**What the task asks**. Could you output each line of the data that follows exactly?

════════════════

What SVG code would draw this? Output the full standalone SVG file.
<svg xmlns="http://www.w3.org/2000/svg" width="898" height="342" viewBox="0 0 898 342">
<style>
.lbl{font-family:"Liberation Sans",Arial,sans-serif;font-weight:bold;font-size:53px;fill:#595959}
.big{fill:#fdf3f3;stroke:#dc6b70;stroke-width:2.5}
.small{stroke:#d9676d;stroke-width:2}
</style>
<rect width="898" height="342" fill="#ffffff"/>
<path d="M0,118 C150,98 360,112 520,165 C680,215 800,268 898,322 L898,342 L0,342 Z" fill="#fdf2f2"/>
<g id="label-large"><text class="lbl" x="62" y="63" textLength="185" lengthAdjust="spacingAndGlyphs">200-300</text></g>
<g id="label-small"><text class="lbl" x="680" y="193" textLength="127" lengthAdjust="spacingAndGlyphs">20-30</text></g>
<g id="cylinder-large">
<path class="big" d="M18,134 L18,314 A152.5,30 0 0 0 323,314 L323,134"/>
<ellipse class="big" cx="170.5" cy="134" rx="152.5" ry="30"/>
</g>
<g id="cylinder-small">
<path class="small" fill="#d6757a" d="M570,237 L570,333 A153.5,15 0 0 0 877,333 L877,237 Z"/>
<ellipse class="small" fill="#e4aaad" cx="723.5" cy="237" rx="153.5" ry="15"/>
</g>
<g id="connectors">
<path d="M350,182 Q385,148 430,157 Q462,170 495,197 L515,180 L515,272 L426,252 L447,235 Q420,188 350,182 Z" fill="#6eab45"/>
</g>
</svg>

════════════════

**Finished exercise**.
What SVG code would draw this? Output the full standalone SVG file.
<svg xmlns="http://www.w3.org/2000/svg" width="898" height="342" viewBox="0 0 898 342">
<style>
.lbl{font-family:"Liberation Sans",Arial,sans-serif;font-weight:bold;font-size:53px;fill:#595959}
.big{fill:#fdf3f3;stroke:#dc6b70;stroke-width:2.5}
.small{stroke:#d9676d;stroke-width:2}
</style>
<rect width="898" height="342" fill="#ffffff"/>
<path d="M0,118 C150,98 360,112 520,165 C680,215 800,268 898,322 L898,342 L0,342 Z" fill="#fdf2f2"/>
<g id="label-large"><text class="lbl" x="62" y="63" textLength="185" lengthAdjust="spacingAndGlyphs">200-300</text></g>
<g id="label-small"><text class="lbl" x="680" y="193" textLength="127" lengthAdjust="spacingAndGlyphs">20-30</text></g>
<g id="cylinder-large">
<path class="big" d="M18,134 L18,314 A152.5,30 0 0 0 323,314 L323,134"/>
<ellipse class="big" cx="170.5" cy="134" rx="152.5" ry="30"/>
</g>
<g id="cylinder-small">
<path class="small" fill="#d6757a" d="M570,237 L570,333 A153.5,15 0 0 0 877,333 L877,237 Z"/>
<ellipse class="small" fill="#e4aaad" cx="723.5" cy="237" rx="153.5" ry="15"/>
</g>
<g id="connectors">
<path d="M350,182 Q385,148 430,157 Q462,170 495,197 L515,180 L515,272 L426,252 L447,235 Q420,188 350,182 Z" fill="#6eab45"/>
</g>
</svg>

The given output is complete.